**Listed entries**
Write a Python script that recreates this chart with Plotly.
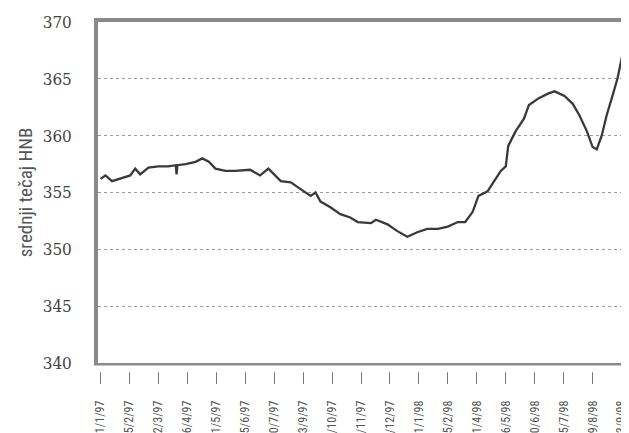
import plotly.graph_objects as go
import pandas as pd

# --- data ---
dates = [
    "1997-01-01", "1997-01-07", "1997-01-15", "1997-01-27", "1997-02-06", "1997-02-12",
    "1997-02-18", "1997-02-28", "1997-03-12", "1997-03-24", "1997-04-02", "1997-04-03",
    "1997-04-04", "1997-04-14", "1997-04-26", "1997-05-04", "1997-05-12", "1997-05-20",
    "1997-06-01", "1997-06-13", "1997-07-01", "1997-07-13", "1997-07-23", "1997-08-07",
    "1997-08-19", "1997-08-31", "1997-09-12", "1997-09-18", "1997-09-24", "1997-10-06",
    "1997-10-18", "1997-10-30", "1997-11-08", "1997-11-24", "1997-11-30", "1997-12-14",
    "1997-12-26", "1998-01-07", "1998-01-19", "1998-01-31", "1998-02-13", "1998-02-25",
    "1998-03-09", "1998-03-18", "1998-03-27", "1998-04-03", "1998-04-14", "1998-04-21",
    "1998-04-30", "1998-05-06", "1998-05-09", "1998-05-18", "1998-05-28", "1998-06-03",
    "1998-06-15", "1998-06-26", "1998-07-04", "1998-07-16", "1998-07-26", "1998-08-03",
    "1998-08-12", "1998-08-19", "1998-08-24", "1998-08-30", "1998-09-05", "1998-09-12",
    "1998-09-18", "1998-09-24", "1998-10-01", "1998-10-03",
]
rate = [
    356.2, 356.5, 356.0, 356.3, 356.5, 357.1,
    356.6, 357.2, 357.3, 357.3, 357.4, 356.6,
    357.4, 357.5, 357.7, 358.0, 357.7, 357.1,
    356.9, 356.9, 357.0, 356.5, 357.1, 356.0,
    355.9, 355.3, 354.7, 355.0, 354.2, 353.7,
    353.1, 352.8, 352.4, 352.3, 352.6, 352.2,
    351.6, 351.1, 351.5, 351.8, 351.8, 352.0,
    352.4, 352.4, 353.3, 354.7, 355.1, 355.9,
    356.9, 357.3, 359.1, 360.4, 361.5, 362.7,
    363.3, 363.7, 363.9, 363.5, 362.8, 361.8,
    360.4, 359.0, 358.8, 360.0, 361.8, 363.5,
    365.0, 367.1, 368.8, 370.0,
]
tick_dates = pd.date_range("1997-01-01", periods=19, freq="35D")
tick_labels = [f"{d.day}/{d.month}/{d.strftime('%y')}" for d in tick_dates]
y_ticks = [340, 345, 350, 355, 360, 365, 370]

frame_color = "#8a8a8a"
narrow = "Liberation Sans Narrow, Arial Narrow, Roboto Condensed, Liberation Sans, sans-serif"

fig = go.Figure()
fig.add_trace(go.Scatter(
    x=dates, y=rate, mode="lines",
    line=dict(color="#3a3a3a", width=2.3),
    showlegend=False, hoverinfo="skip",
))

# white band that detaches the outside tick marks from the axis line
fig.add_shape(type="rect", xref="paper", yref="paper", layer="above",
              x0=-0.01, x1=1.01, y0=-0.0075, y1=-0.027,
              line=dict(width=0), fillcolor="white")

fig.update_layout(
    width=621, height=425,
    margin=dict(l=90, r=0, t=14, b=70),
    paper_bgcolor="white", plot_bgcolor="white",
    template="none",
    xaxis=dict(
        type="date",
        range=["1996-12-29", "1998-10-02"],
        tickmode="array", tickvals=tick_dates, ticktext=tick_labels,
        tickangle=-90, ticks="outside", ticklen=17, tickwidth=1.2, tickcolor="#777777",
        showgrid=False,
        tickfont=dict(family=narrow, size=12, color="#555555"),
        ticklabelstandoff=12,
        showline=True, linecolor=frame_color, linewidth=3.5, mirror=True,
        zeroline=False, automargin=False,
    ),
    yaxis=dict(
        range=[340, 370],
        tickmode="array", tickvals=y_ticks,
        ticks="", showgrid=True,
        gridcolor="#9a9a9a", griddash="dot", gridwidth=1,
        tickfont=dict(family="DejaVu Serif Condensed, DejaVu Serif, serif", size=17, color="#444444"),
        ticklabelstandoff=19,
        showline=True, linecolor=frame_color, linewidth=3.5, mirror=False,
        zeroline=False, automargin=False,
        title=dict(text="srednji tečaj HNB",
                   font=dict(family=narrow, size=19, color="#555555"),
                   standoff=6),
    ),
)

fig.write_html("out.html")
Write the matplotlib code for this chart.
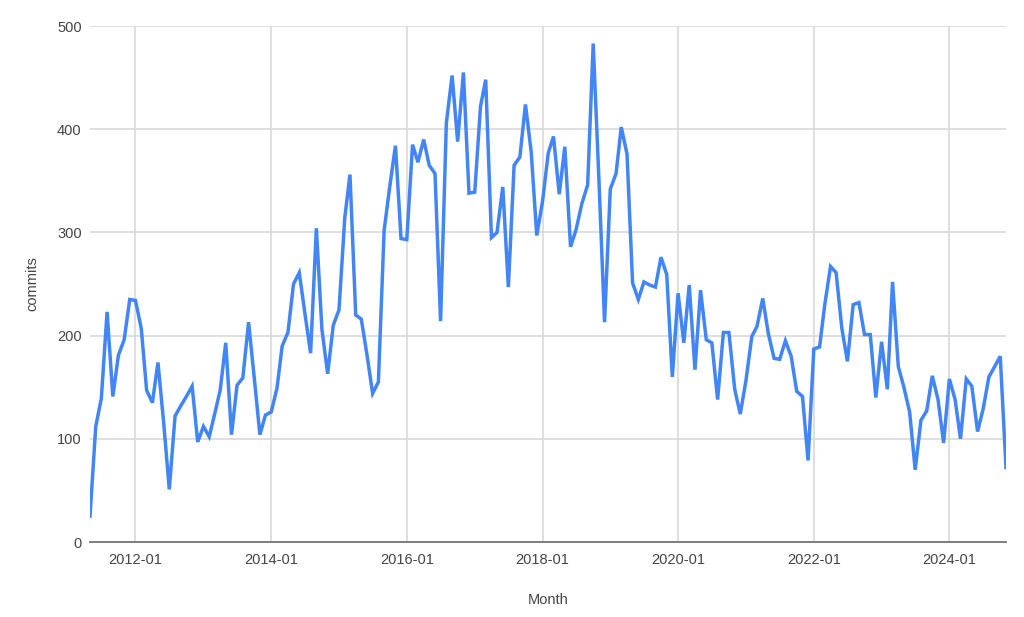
import pandas as pd
import matplotlib
matplotlib.use("Agg")
import matplotlib.pyplot as plt
import matplotlib.dates as mdates

# monthly commit counts, 2011-05 .. 2024-11
c2011 = [25, 112, 139, 223, 141, 181, 196, 235]  # May-Dec
c2012 = [234, 207, 147, 135, 174, 115, 51, 122, 132, 141, 151, 97]
c2013 = [112, 102, 123, 147, 193, 104, 152, 159, 213, 160, 104, 123]
c2014 = [126, 149, 190, 203, 250, 261, 222, 183, 304, 206, 163, 210]
c2015 = [225, 314, 356, 220, 216, 181, 144, 155, 302, 344, 384, 294]
c2016 = [293, 385, 368, 390, 365, 357, 214, 406, 452, 388, 455, 338]
c2017 = [339, 422, 448, 295, 300, 344, 247, 365, 373, 424, 378, 297]
c2018 = [330, 377, 393, 337, 383, 286, 303, 328, 346, 483, 350, 213]
c2019 = [342, 357, 402, 376, 251, 235, 252, 249, 247, 276, 259, 160]
c2020 = [241, 193, 249, 167, 244, 196, 193, 138, 203, 203, 148, 124]
c2021 = [157, 199, 209, 236, 202, 178, 177, 195, 180, 146, 141, 79]
c2022 = [187, 189, 230, 267, 261, 207, 175, 230, 232, 201, 201, 140]
c2023 = [194, 148, 252, 170, 150, 126, 70, 118, 127, 161, 138, 96]
c2024 = [158, 138, 100, 158, 151, 107, 129, 160, 170, 180, 72]  # Jan-Nov

commits = (c2011 + c2012 + c2013 + c2014 + c2015 + c2016 + c2017
           + c2018 + c2019 + c2020 + c2021 + c2022 + c2023 + c2024)
months = pd.date_range("2011-05-01", periods=len(commits), freq="MS")
tick_dates = pd.date_range("2012-01-01", "2024-01-01", freq="24MS")

text_col = "#444444"
grid_col = "#d9d9d9"

fig = plt.figure(figsize=(10.24, 6.17), dpi=100)
ax = fig.add_axes([90 / 1024, 1 - 542 / 617, (1006 - 90) / 1024, (542 - 26) / 617])

ax.plot(months, commits, color="#4285F4", lw=2.5, solid_joinstyle="miter", zorder=3)

ax.set_xlim(months[0], months[-1])
ax.set_ylim(0, 500)
ax.set_yticks([0, 100, 200, 300, 400, 500])
ax.set_xticks(tick_dates)
ax.xaxis.set_major_formatter(mdates.DateFormatter("%Y-%m"))

ax.grid(True, color=grid_col, lw=1.2)
ax.set_axisbelow(True)
for s in ["top", "right", "left"]:
    ax.spines[s].set_visible(False)
ax.spines["bottom"].set_color("#757575")
ax.spines["bottom"].set_linewidth(1.3)
ax.spines["bottom"].set_zorder(4)
ax.tick_params(length=0, labelsize=10.5, labelcolor=text_col, pad=8)
ax.tick_params(axis="y", pad=6)

ax.set_xlabel("Month", fontsize=10.5, color=text_col, labelpad=19)
ax.set_ylabel("commits", fontsize=10.5, color=text_col, labelpad=13)

for lbl in ax.get_xticklabels() + ax.get_yticklabels():
    lbl.set_fontfamily("Liberation Sans")
ax.xaxis.label.set_fontfamily("Liberation Sans")
ax.yaxis.label.set_fontfamily("Liberation Sans")

fig.savefig("out.png", dpi=100, facecolor="white")
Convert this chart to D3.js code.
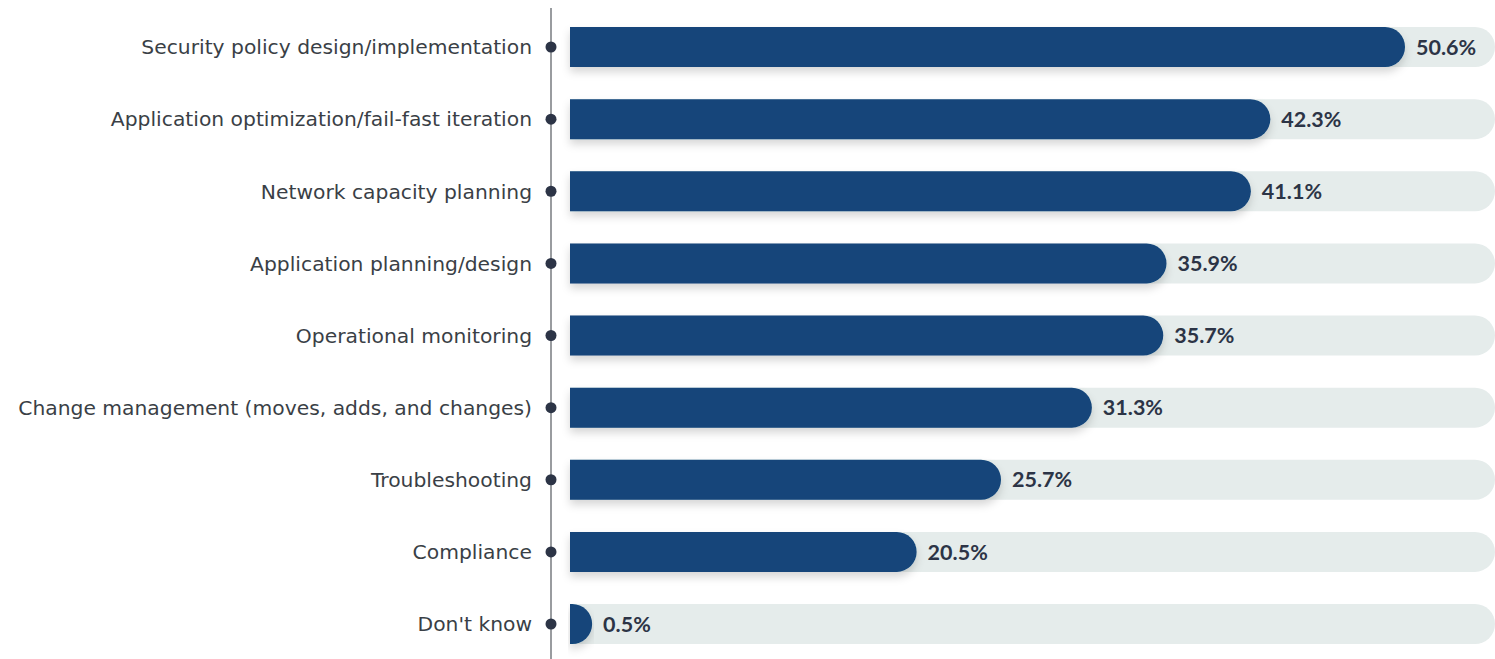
<!DOCTYPE html>
<html>
<head>
<meta charset="utf-8">
<script src="https://cdn.jsdelivr.net/npm/d3@7"></script>
<style>
  html, body { margin: 0; padding: 0; background: #ffffff; }
  svg { display: block; }
</style>
</head>
<body>
<svg id="chart" width="1495" height="659"></svg>
<script>
// Survey responses: share of respondents per use case
const categories = [
  "Security policy design/implementation",
  "Application optimization/fail-fast iteration",
  "Network capacity planning",
  "Application planning/design",
  "Operational monitoring",
  "Change management (moves, adds, and changes)",
  "Troubleshooting",
  "Compliance",
  "Don't know"
];
const values = [50.6, 42.3, 41.1, 35.9, 35.7, 31.3, 25.7, 20.5, 0.5];
const valueLabels = ["50.6%", "42.3%", "41.1%", "35.9%", "35.7%", "31.3%", "25.7%", "20.5%", "0.5%"];

const W = 1495, H = 659;
const barLeft = 570, trackRight = 1495;
const axisX = 551;
const barH = 40, r = 20;

const svg = d3.select("#chart");

const y = d3.scalePoint()
  .domain(categories)
  .range([47, 624]);

// Value scale: bar end position (rounded cap included)
const x = d3.scaleLinear()
  .domain([0, 50.6])
  .range([584, 1405]);

const defs = svg.append("defs");
const f = defs.append("filter").attr("id", "shadow")
  .attr("x", "-5%").attr("y", "-30%").attr("width", "110%").attr("height", "180%");
f.append("feDropShadow")
  .attr("dx", 0).attr("dy", 5).attr("stdDeviation", 4)
  .attr("flood-color", "#000").attr("flood-opacity", 0.16);

function capPath(x0, x1, cy) {
  const top = cy - barH / 2, bot = cy + barH / 2;
  const xs = Math.max(x0, x1 - r);
  return `M${x0},${top} H${xs} A${x1 - xs},${r} 0 0 1 ${xs},${bot} H${x0} Z`;
}

// background tracks
svg.append("g").selectAll("path")
  .data(categories)
  .join("path")
  .attr("d", d => capPath(barLeft, trackRight, y(d)))
  .attr("fill", "#e5eceb");

// value bars
svg.append("g").selectAll("path")
  .data(values)
  .join("path")
  .attr("d", (v, i) => capPath(barLeft, x(v), y(categories[i])))
  .attr("fill", "#12457a")
  .attr("filter", "url(#shadow)");

// value labels
svg.append("g").selectAll("text")
  .data(values)
  .join("text")
  .attr("x", v => x(v) + 11)
  .attr("y", (v, i) => y(categories[i]))
  .attr("dy", "0.36em")
  .attr("font-family", "Lato, 'Open Sans', sans-serif")
  .attr("font-weight", 700)
  .attr("font-size", 21.5)
  .attr("fill", "#2c3446")
  .text((v, i) => valueLabels[i]);

// vertical axis line
svg.append("line")
  .attr("x1", axisX).attr("x2", axisX)
  .attr("y1", 8).attr("y2", H)
  .attr("stroke", "#555a60").attr("stroke-width", 1.2);

// dots
svg.append("g").selectAll("circle")
  .data(categories)
  .join("circle")
  .attr("cx", axisX)
  .attr("cy", d => y(d))
  .attr("r", 5.5)
  .attr("fill", "#2c3446");

// category labels
svg.append("g").selectAll("text")
  .data(categories)
  .join("text")
  .attr("x", 532)
  .attr("y", d => y(d))
  .attr("dy", "0.36em")
  .attr("text-anchor", "end")
  .attr("font-family", "'DejaVu Sans', sans-serif")
  .attr("font-size", 20.3)
  .attr("fill", "#3a3f46")
  .text(d => d);
</script>
</body>
</html>
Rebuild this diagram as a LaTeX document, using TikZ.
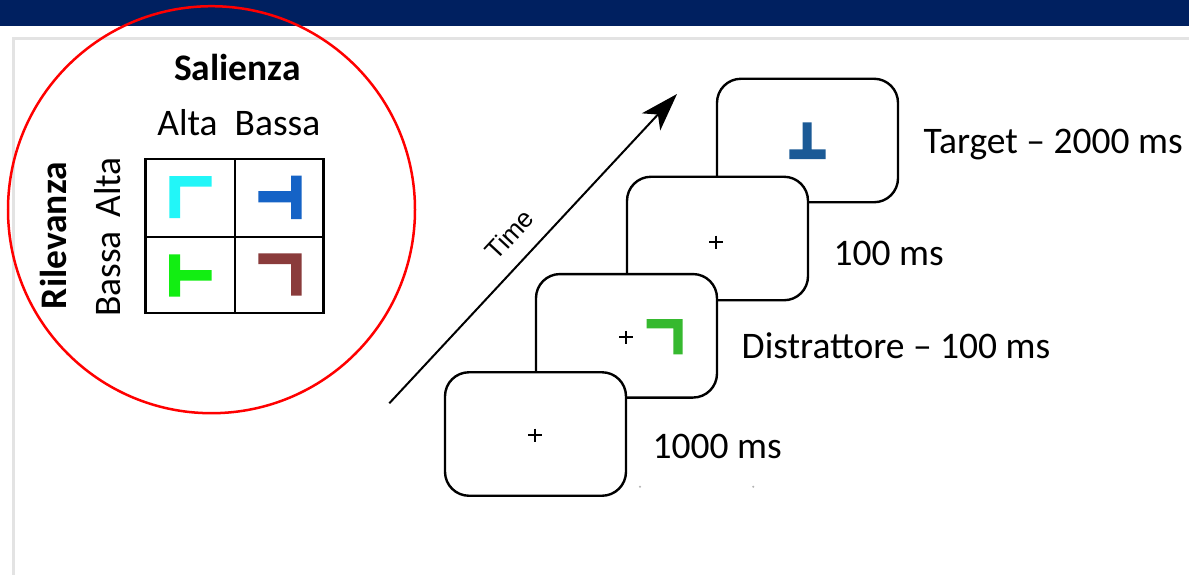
\documentclass[tikz,border=0pt]{standalone}
\usepackage{fontspec}
\setmainfont{Carlito}
\newfontfamily\timefont{Liberation Sans}
\usetikzlibrary{arrows.meta}
\definecolor{navybar}{HTML}{002060}
\definecolor{framegray}{HTML}{E3E3E3}
\definecolor{cyanL}{HTML}{22F6F8}
\definecolor{blueT}{HTML}{1563C6}
\definecolor{greenT}{HTML}{12EE12}
\definecolor{brownL}{HTML}{8A3B3B}
\definecolor{distgreen}{HTML}{36B92F}
\definecolor{targetblue}{HTML}{1B5A96}
\tikzset{
  big/.style={font=\fontsize{37.5}{44}\selectfont, inner sep=0pt, text=black},
  bigbold/.style={font=\fontsize{37.5}{44}\selectfont\bfseries, inner sep=0pt, text=black},
  screen/.style={draw=black, fill=white, line width=2.4pt, rounded corners=24pt,
    minimum width=181pt, minimum height=123.5pt, inner sep=0pt},
  gridline/.style={draw=black, line width=2.4pt},
  plusmark/.style={draw=black, line width=2.2pt},
}
\begin{document}
\begin{tikzpicture}[x=1pt,y=-1pt]
\useasboundingbox (0,0) rectangle (1189,574);
\fill[white] (0,0) rectangle (1189,574);
% header bar and frame
\fill[navybar] (0,0) rectangle (1189,26);
\draw[framegray, line width=2.5pt] (1192,38.5) -- (13.5,38.5) -- (13.5,578);

% red circle
\node[draw=red, circle, line width=2.5pt, minimum size=407pt, inner sep=0pt] (ring) at (211.5,209.7) {};

% grid
\draw[gridline] (145.3,159) rectangle (323.3,313);
\draw[gridline] (235,159) -- (235,313);
\draw[gridline] (145.3,236.7) -- (323.3,236.7);

% glyphs in grid
\fill[cyanL] (169.3,176) rectangle (211.7,186.7) (169.3,176) rectangle (180,218);
\fill[blueT] (291,175.7) rectangle (301.7,219) (258.3,191) rectangle (291,202.3);
\fill[greenT] (169,254.3) rectangle (180,296.7) (180,270) rectangle (211.7,280.7);
\fill[brownL] (258.3,253.3) rectangle (301.7,264) (291,253.3) rectangle (301.7,295.7);

% grid labels
\node[bigbold, anchor=base] (sal) at (237.5,80) {Salienza};
\node[big, anchor=base] (altaH) at (187.5,135) {Alta};
\node[big, anchor=base] (bassaH) at (277.5,135) {Bassa};
\node[bigbold, anchor=base, rotate=90] (ril) at (66,235.5) {Rilevanza};
\node[big, anchor=base, rotate=90] (altaV) at (120,187.5) {Alta};
\node[big, anchor=base, rotate=90] (bassaV) at (120,274) {Bassa};

% time arrow
\coordinate (tA) at (389.3,403.3);
\coordinate (tB) at (677,94);
\draw[line width=2pt, -{Stealth[length=38pt,width=25pt,inset=10pt]}] (tA) -- (tB);
\node[font=\timefont\fontsize{26}{30}\selectfont, rotate=47.1, inner sep=0pt] (time) at (509.5,234.5) {Time};

% screens (back to front)
\node[screen] (s4) at (807.5,140.5) {};
\fill[targetblue] (802.7,122.3) rectangle (811.7,150) (789.3,149.3) rectangle (825.7,159);
\node[screen] (s3) at (717.5,238.5) {};
\draw[plusmark] (709,242) -- (723,242) (716,235.5) -- (716,248.5);
\node[screen] (s2) at (626.5,335.8) {};
\draw[plusmark] (619,337.3) -- (633,337.3) (626,330.8) -- (626,343.8);
\fill[distgreen] (646.7,319) rectangle (682.7,328.3) (673.3,319) rectangle (682.7,354.3);
\node[screen] (s1) at (535.5,434) {};
\draw[plusmark] (528,435) -- (542,435) (535,428.5) -- (535,441.5);

% tiny marks
\fill[gray!60] (640,486.7) circle (1.1pt) (753.3,486.7) circle (1.1pt);

% timing labels
\node[big, anchor=base west] (lt) at (923.5,153.3) {Target -- 2000 ms};
\node[big, anchor=base west] (l3) at (833.5,265) {100 ms};
\node[big, anchor=base west] (l2) at (741.5,358.3) {Distrattore -- 100 ms};
\node[big, anchor=base west] (l1) at (652.5,458.3) {1000 ms};
\end{tikzpicture}
\end{document}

**Task directions**
Some lines of the data may hold the word "chart". Say how many do, with nothing else.

**Solution to this exercise**
5